Doch eine solche Gäubahn-Abkopplung sei rechtlich nicht zulässig, auch mit der aktuellen Fassung des Eisenbahngesetzes nicht, argumentiert Kramer: "Mangels Vorliegen ihrer Voraussetzungen" – also einem sofort verfügbaren Ersatz. Denn die geplante alternative Streckenführung via Pfaffensteigtunnel wird erst in ungewisser Zukunft fertig, wenn überhaupt. Je nach Prognose soll das noch bis 2032 oder sogar bis in die 2040er-Jahre dauern.

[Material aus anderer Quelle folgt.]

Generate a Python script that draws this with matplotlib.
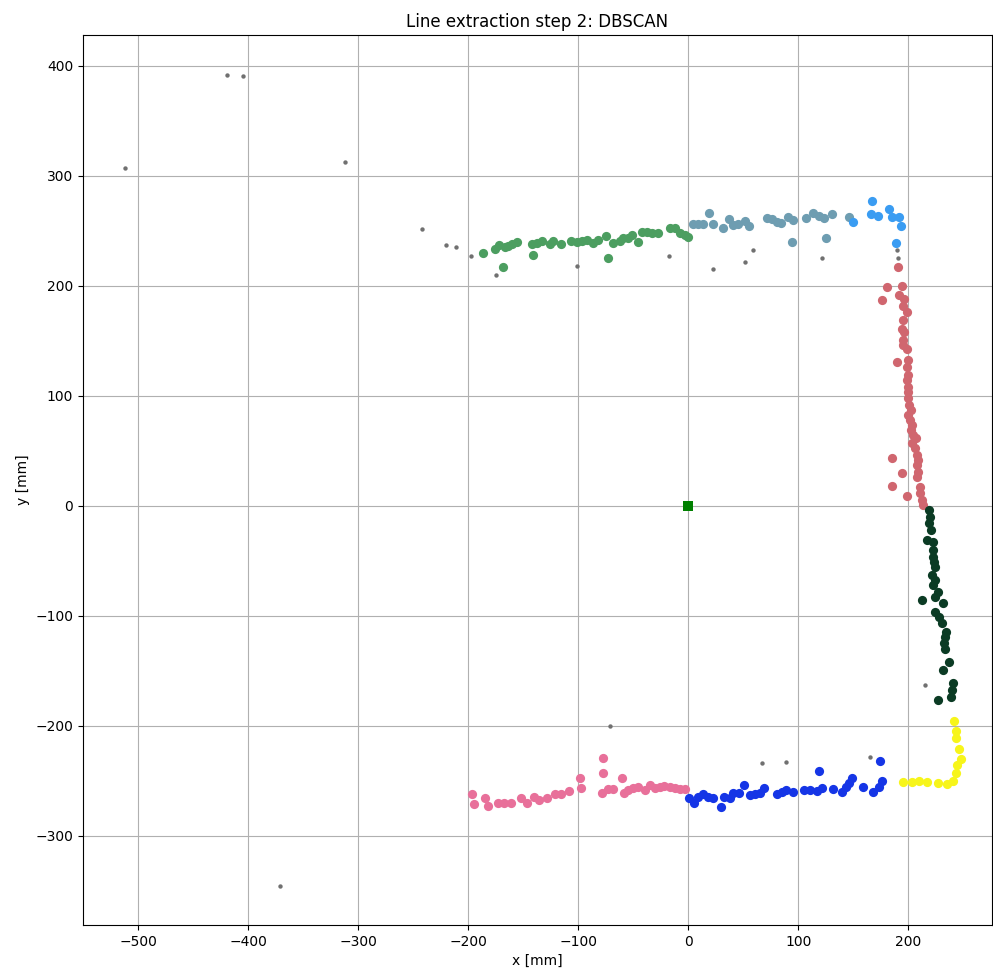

"So einfach, wie es sich Deutsche Bahn und Stadt machen, ist es nicht", schlussfolgert der Bundestagsabgeordnete Matthias Gastel. Denn das Land habe den Verkehr bis zum Hauptbahnhof und nicht nur bis Stuttgart-Vaihingen bestellt. "Würde der Umstieg in Vaihingen einen gleichwertigen Ersatz zur durchgehenden Verbindung darstellen, gäbe es wiederum keine hinreichende Begründung für den Pfaffensteigtunnel."

Alles seit 2022 bekannt – und der Stadt egal

Es sind dies alles keine neuen Erkenntnisse. Bereits 2022 kam Kramer mit einem Gutachten zu diesem Schluss (Kontext berichtete). Eisenbahnrechtlich brauche es ein Stilllegungsverfahren, wolle man den Betrieb auf dem Abschnitt der Gäubahn zwischen Hauptbahnhof und Stuttgart-Vaihingen, genannt Panoramabahn, einstellen. Im Zuge eines solchen Verfahrens müsse der Abschnitt auch anderen Bahnanbietern angeboten werden. Und selbst nach einer Stilllegung dürfte die Stadt ihn nicht einfach bebauen, er müsste erst in einem weiteren Verfahren von Bahnbetriebszwecken freigestellt werden.

Ohne Stilllegungsverfahren keine Stilllegung – zu dieser Einschätzung kam übrigens nicht nur ein einzelner Jurist, sondern auch zwei weitere Gutachten. Darunter auch ein noch unter OB Fritz Kuhn (Grüne) von der Stadt in Auftrag gegebenes des Berliner Rechtsanwalts Stefan Rude (hier zum Download).

Zu den juristischen Expertisen hatte sich damals auch die Stadt geäußert – und ihre Gleichgültigkeit betont: Das Gutachten von Professor Kramer sei dessen juristische Meinung, sagte im Juni 2022 die für Verwaltungskoordination zuständige Stadtdirektorin Andrea Klett-Eininger. Aus dem Gutachten seien den Vertretern der Stadt "keine Handlungsverpflichtungen und Handlungsoptionen erkennbar".

Rechtlich gesehen bleibt es in Sachen Gleisvorfeld also in jedem Fall spannend – gleichgültig, ob ausreichend Unterschriften für einen Bürgerentscheid gesammelt werden.